EXERCISE INSTRUCTIONS: Omit all images. Write out the rest of the material exactly.

DATA EXTRACT:
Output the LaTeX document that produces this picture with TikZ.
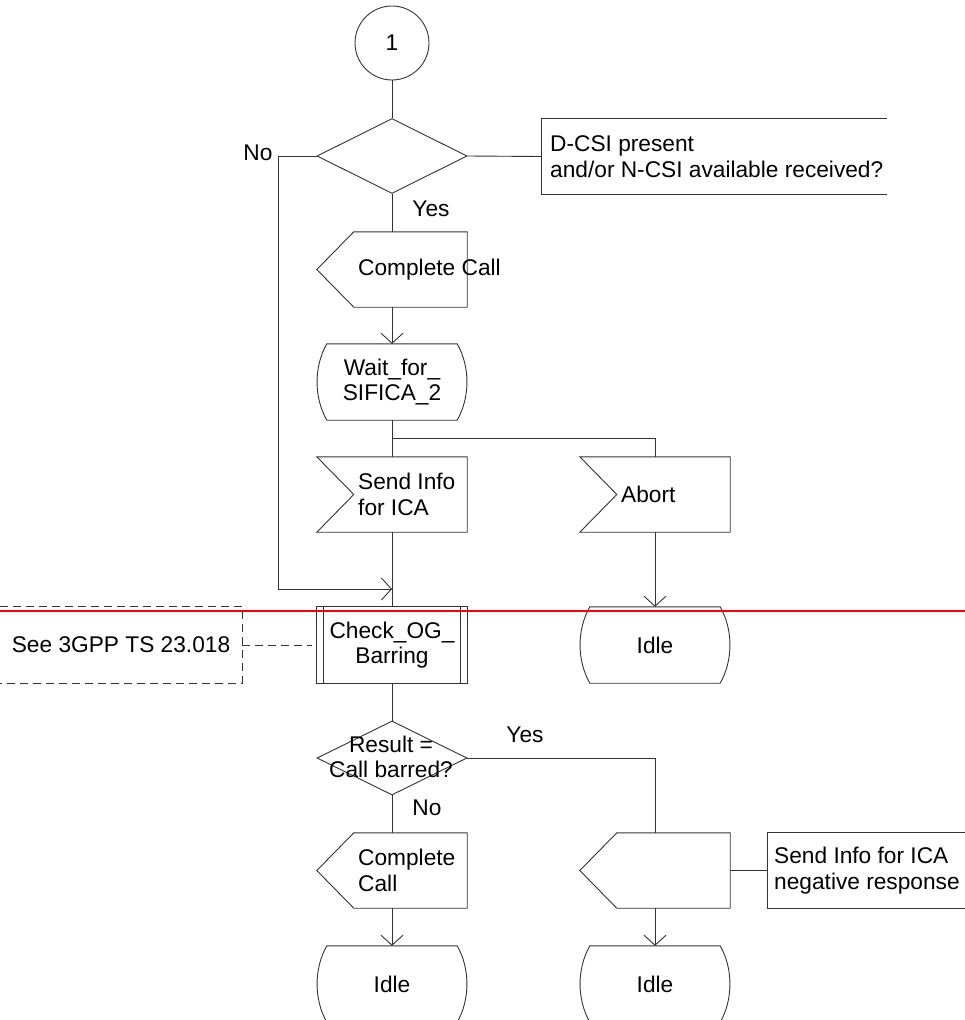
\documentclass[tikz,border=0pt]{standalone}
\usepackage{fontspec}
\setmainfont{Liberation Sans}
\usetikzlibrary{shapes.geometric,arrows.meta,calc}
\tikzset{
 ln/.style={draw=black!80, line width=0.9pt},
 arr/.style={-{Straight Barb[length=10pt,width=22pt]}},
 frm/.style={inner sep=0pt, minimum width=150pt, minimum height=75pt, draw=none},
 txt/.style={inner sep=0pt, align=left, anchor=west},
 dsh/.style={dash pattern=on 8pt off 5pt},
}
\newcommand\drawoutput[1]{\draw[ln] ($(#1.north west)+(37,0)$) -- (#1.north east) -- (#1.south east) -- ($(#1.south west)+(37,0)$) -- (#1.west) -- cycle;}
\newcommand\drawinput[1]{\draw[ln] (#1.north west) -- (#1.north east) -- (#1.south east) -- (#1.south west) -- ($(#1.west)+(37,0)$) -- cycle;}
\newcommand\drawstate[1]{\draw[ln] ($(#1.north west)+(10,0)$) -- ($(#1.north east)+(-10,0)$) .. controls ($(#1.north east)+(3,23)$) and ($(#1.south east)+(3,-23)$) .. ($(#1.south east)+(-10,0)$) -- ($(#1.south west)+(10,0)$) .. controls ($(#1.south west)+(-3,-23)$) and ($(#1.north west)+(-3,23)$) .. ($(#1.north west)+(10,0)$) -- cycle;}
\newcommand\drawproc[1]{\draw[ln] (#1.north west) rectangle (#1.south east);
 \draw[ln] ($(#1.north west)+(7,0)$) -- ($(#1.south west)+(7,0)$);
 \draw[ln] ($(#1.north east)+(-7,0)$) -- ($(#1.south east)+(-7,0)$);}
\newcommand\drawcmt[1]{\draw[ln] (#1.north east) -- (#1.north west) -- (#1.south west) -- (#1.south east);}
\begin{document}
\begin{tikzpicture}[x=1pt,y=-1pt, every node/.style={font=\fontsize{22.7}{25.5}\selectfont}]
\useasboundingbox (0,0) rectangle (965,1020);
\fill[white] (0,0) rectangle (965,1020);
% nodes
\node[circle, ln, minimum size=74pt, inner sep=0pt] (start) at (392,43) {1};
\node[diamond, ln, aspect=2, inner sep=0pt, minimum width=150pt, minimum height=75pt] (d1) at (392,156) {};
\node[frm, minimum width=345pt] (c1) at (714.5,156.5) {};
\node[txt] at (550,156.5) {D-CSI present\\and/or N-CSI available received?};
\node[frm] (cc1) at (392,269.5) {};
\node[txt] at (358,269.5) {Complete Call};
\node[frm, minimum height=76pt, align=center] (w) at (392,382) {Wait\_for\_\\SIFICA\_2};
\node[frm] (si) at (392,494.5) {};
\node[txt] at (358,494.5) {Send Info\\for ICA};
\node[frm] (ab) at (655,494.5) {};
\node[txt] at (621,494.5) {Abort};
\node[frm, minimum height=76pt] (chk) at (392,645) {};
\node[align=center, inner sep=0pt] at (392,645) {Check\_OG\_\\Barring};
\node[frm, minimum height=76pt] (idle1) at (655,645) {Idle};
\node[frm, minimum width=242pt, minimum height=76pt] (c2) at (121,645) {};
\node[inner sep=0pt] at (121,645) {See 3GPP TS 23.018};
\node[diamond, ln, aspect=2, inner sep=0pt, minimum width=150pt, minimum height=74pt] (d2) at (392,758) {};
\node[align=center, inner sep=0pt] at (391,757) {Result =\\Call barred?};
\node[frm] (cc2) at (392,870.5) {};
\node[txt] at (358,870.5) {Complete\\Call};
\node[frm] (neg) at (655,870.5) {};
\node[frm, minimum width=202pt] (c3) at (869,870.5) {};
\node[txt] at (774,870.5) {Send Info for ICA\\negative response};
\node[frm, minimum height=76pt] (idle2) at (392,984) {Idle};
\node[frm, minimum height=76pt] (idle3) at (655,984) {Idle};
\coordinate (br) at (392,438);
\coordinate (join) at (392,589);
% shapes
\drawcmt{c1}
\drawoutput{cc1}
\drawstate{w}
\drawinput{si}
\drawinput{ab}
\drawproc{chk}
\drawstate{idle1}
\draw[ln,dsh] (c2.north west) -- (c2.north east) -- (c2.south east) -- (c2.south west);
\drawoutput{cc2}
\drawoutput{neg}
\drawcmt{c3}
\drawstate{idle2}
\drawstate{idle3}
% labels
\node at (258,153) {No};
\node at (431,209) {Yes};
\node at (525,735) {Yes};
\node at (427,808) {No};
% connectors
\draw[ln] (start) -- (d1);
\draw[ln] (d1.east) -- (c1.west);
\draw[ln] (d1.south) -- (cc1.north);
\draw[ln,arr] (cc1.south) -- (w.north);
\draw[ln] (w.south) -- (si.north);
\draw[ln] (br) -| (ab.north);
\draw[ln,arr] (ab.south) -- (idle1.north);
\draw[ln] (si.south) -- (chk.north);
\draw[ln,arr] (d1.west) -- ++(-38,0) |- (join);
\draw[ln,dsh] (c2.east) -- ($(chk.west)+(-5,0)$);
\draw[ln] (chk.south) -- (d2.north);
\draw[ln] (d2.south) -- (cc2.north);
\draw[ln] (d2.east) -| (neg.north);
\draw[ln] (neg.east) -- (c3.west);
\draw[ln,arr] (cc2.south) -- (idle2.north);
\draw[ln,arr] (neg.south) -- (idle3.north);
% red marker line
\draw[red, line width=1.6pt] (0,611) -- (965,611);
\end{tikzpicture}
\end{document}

ANSWER FOR THE TASK:
Output the LaTeX document that produces this picture with TikZ.
\documentclass[tikz,border=0pt]{standalone}
\usepackage{fontspec}
\setmainfont{Liberation Sans}
\usetikzlibrary{shapes.geometric,arrows.meta,calc}
\tikzset{
 ln/.style={draw=black!80, line width=0.9pt},
 arr/.style={-{Straight Barb[length=10pt,width=22pt]}},
 frm/.style={inner sep=0pt, minimum width=150pt, minimum height=75pt, draw=none},
 txt/.style={inner sep=0pt, align=left, anchor=west},
 dsh/.style={dash pattern=on 8pt off 5pt},
}
\newcommand\drawoutput[1]{\draw[ln] ($(#1.north west)+(37,0)$) -- (#1.north east) -- (#1.south east) -- ($(#1.south west)+(37,0)$) -- (#1.west) -- cycle;}
\newcommand\drawinput[1]{\draw[ln] (#1.north west) -- (#1.north east) -- (#1.south east) -- (#1.south west) -- ($(#1.west)+(37,0)$) -- cycle;}
\newcommand\drawstate[1]{\draw[ln] ($(#1.north west)+(10,0)$) -- ($(#1.north east)+(-10,0)$) .. controls ($(#1.north east)+(3,23)$) and ($(#1.south east)+(3,-23)$) .. ($(#1.south east)+(-10,0)$) -- ($(#1.south west)+(10,0)$) .. controls ($(#1.south west)+(-3,-23)$) and ($(#1.north west)+(-3,23)$) .. ($(#1.north west)+(10,0)$) -- cycle;}
\newcommand\drawproc[1]{\draw[ln] (#1.north west) rectangle (#1.south east);
 \draw[ln] ($(#1.north west)+(7,0)$) -- ($(#1.south west)+(7,0)$);
 \draw[ln] ($(#1.north east)+(-7,0)$) -- ($(#1.south east)+(-7,0)$);}
\newcommand\drawcmt[1]{\draw[ln] (#1.north east) -- (#1.north west) -- (#1.south west) -- (#1.south east);}
\begin{document}
\begin{tikzpicture}[x=1pt,y=-1pt, every node/.style={font=\fontsize{22.7}{25.5}\selectfont}]
\useasboundingbox (0,0) rectangle (965,1020);
\fill[white] (0,0) rectangle (965,1020);
% nodes
\node[circle, ln, minimum size=74pt, inner sep=0pt] (start) at (392,43) {1};
\node[diamond, ln, aspect=2, inner sep=0pt, minimum width=150pt, minimum height=75pt] (d1) at (392,156) {};
\node[frm, minimum width=345pt] (c1) at (714.5,156.5) {};
\node[txt] at (550,156.5) {D-CSI present\\and/or N-CSI available received?};
\node[frm] (cc1) at (392,269.5) {};
\node[txt] at (358,269.5) {Complete Call};
\node[frm, minimum height=76pt, align=center] (w) at (392,382) {Wait\_for\_\\SIFICA\_2};
\node[frm] (si) at (392,494.5) {};
\node[txt] at (358,494.5) {Send Info\\for ICA};
\node[frm] (ab) at (655,494.5) {};
\node[txt] at (621,494.5) {Abort};
\node[frm, minimum height=76pt] (chk) at (392,645) {};
\node[align=center, inner sep=0pt] at (392,645) {Check\_OG\_\\Barring};
\node[frm, minimum height=76pt] (idle1) at (655,645) {Idle};
\node[frm, minimum width=242pt, minimum height=76pt] (c2) at (121,645) {};
\node[inner sep=0pt] at (121,645) {See 3GPP TS 23.018};
\node[diamond, ln, aspect=2, inner sep=0pt, minimum width=150pt, minimum height=74pt] (d2) at (392,758) {};
\node[align=center, inner sep=0pt] at (391,757) {Result =\\Call barred?};
\node[frm] (cc2) at (392,870.5) {};
\node[txt] at (358,870.5) {Complete\\Call};
\node[frm] (neg) at (655,870.5) {};
\node[frm, minimum width=202pt] (c3) at (869,870.5) {};
\node[txt] at (774,870.5) {Send Info for ICA\\negative response};
\node[frm, minimum height=76pt] (idle2) at (392,984) {Idle};
\node[frm, minimum height=76pt] (idle3) at (655,984) {Idle};
\coordinate (br) at (392,438);
\coordinate (join) at (392,589);
% shapes
\drawcmt{c1}
\drawoutput{cc1}
\drawstate{w}
\drawinput{si}
\drawinput{ab}
\drawproc{chk}
\drawstate{idle1}
\draw[ln,dsh] (c2.north west) -- (c2.north east) -- (c2.south east) -- (c2.south west);
\drawoutput{cc2}
\drawoutput{neg}
\drawcmt{c3}
\drawstate{idle2}
\drawstate{idle3}
% labels
\node at (258,153) {No};
\node at (431,209) {Yes};
\node at (525,735) {Yes};
\node at (427,808) {No};
% connectors
\draw[ln] (start) -- (d1);
\draw[ln] (d1.east) -- (c1.west);
\draw[ln] (d1.south) -- (cc1.north);
\draw[ln,arr] (cc1.south) -- (w.north);
\draw[ln] (w.south) -- (si.north);
\draw[ln] (br) -| (ab.north);
\draw[ln,arr] (ab.south) -- (idle1.north);
\draw[ln] (si.south) -- (chk.north);
\draw[ln,arr] (d1.west) -- ++(-38,0) |- (join);
\draw[ln,dsh] (c2.east) -- ($(chk.west)+(-5,0)$);
\draw[ln] (chk.south) -- (d2.north);
\draw[ln] (d2.south) -- (cc2.north);
\draw[ln] (d2.east) -| (neg.north);
\draw[ln] (neg.east) -- (c3.west);
\draw[ln,arr] (cc2.south) -- (idle2.north);
\draw[ln,arr] (neg.south) -- (idle3.north);
% red marker line
\draw[red, line width=1.6pt] (0,611) -- (965,611);
\end{tikzpicture}
\end{document}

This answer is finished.